Na hi kashcit kshanam api
jatu tishthaty akarma-krit
karyate hy avashah karma
sarvah prakriti-jair gunaih

“Tutti gli uomini sono inevitabilmente costretti ad agire secondo le tendenze acquisite sulla base delle influenze della natura materiale; perciò nessuno può astenersi dall'agire, nemmeno per un istante”.

Tutti gli esseri sono quindi soggetti all'azione, godendo o soffrendo dei relativi frutti e questo perdura da tempo immemorabile. Il karma ha una stretta connessione con il libero arbitrio dell'individuo. Fin tanto che l'essere è incapsulato nella forma vegetale o animale, è soggetto a profonde e radicate forze cosmiche che lo spingono in modo naturale a salire nella scala evolutiva coscienziale, ma una volta raggiunta la forma umana il libero arbitrio è pienamente operante ed influenza il progredire o regredire. In questa forma la catena del karma può finalmente essere spezzata definitivamente attraverso una scelta attenta della modalità con la quale si persegue l'azione. Nel Vedanta, inoltre, sono fornite tutte le risposte alle apparenti contraddizioni ed ingiustizie che si evidenziano nel mondo materiale perché l'informazione del karma resta accuratamente memorizzata ed è pronta a dare i suoi effetti quando giunta ad una opportuna maturazione (karma vipaka).

In definitiva il karma non è eterno. Possiamo modificare gli effetti indirizzando opportunamente il libero arbitrio, e ciò è funzione del livello di conoscenza del soggetto.
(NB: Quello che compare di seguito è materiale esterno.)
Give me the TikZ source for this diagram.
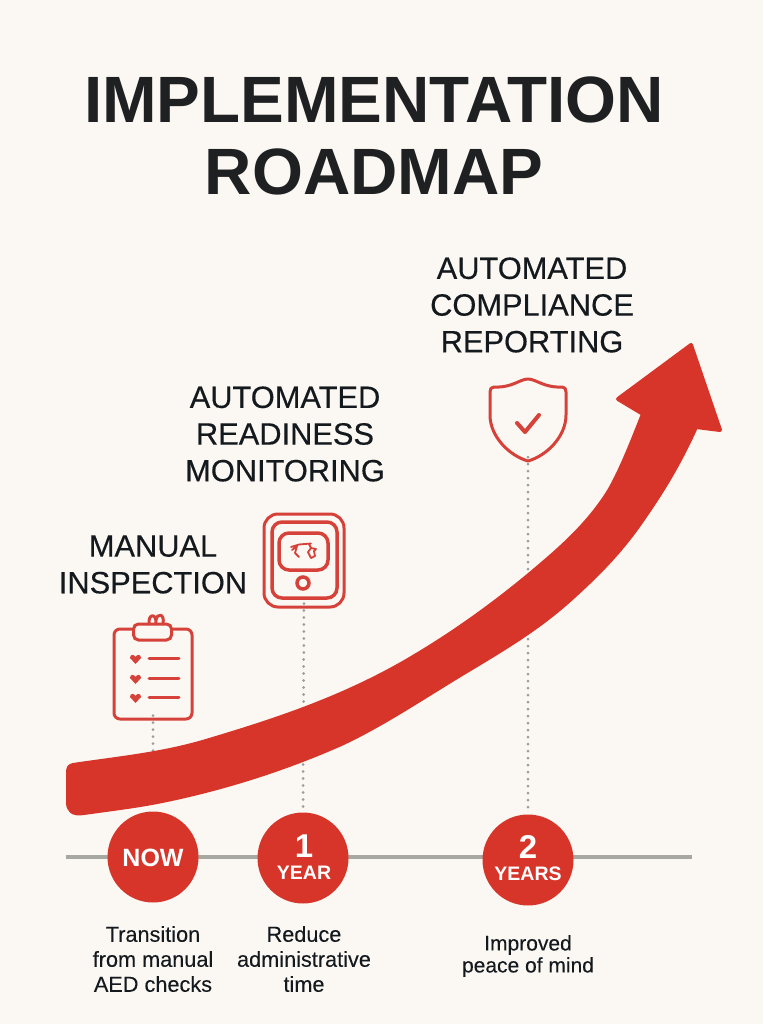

Una conoscenza non teorica (jnana) ma realizzata (vijnana) del concetto di azione e delle sue conseguenze.

(1) Quanto segue è liberamente tratto, riadattato ed integrato dall'articolo: “Human Life and Evolution of Consciousness”, T.D. Singh, pubblicato nel 2002 sul Vol. 1 della rivista Savijnanam, a cura del Bhaktivedanta Institute.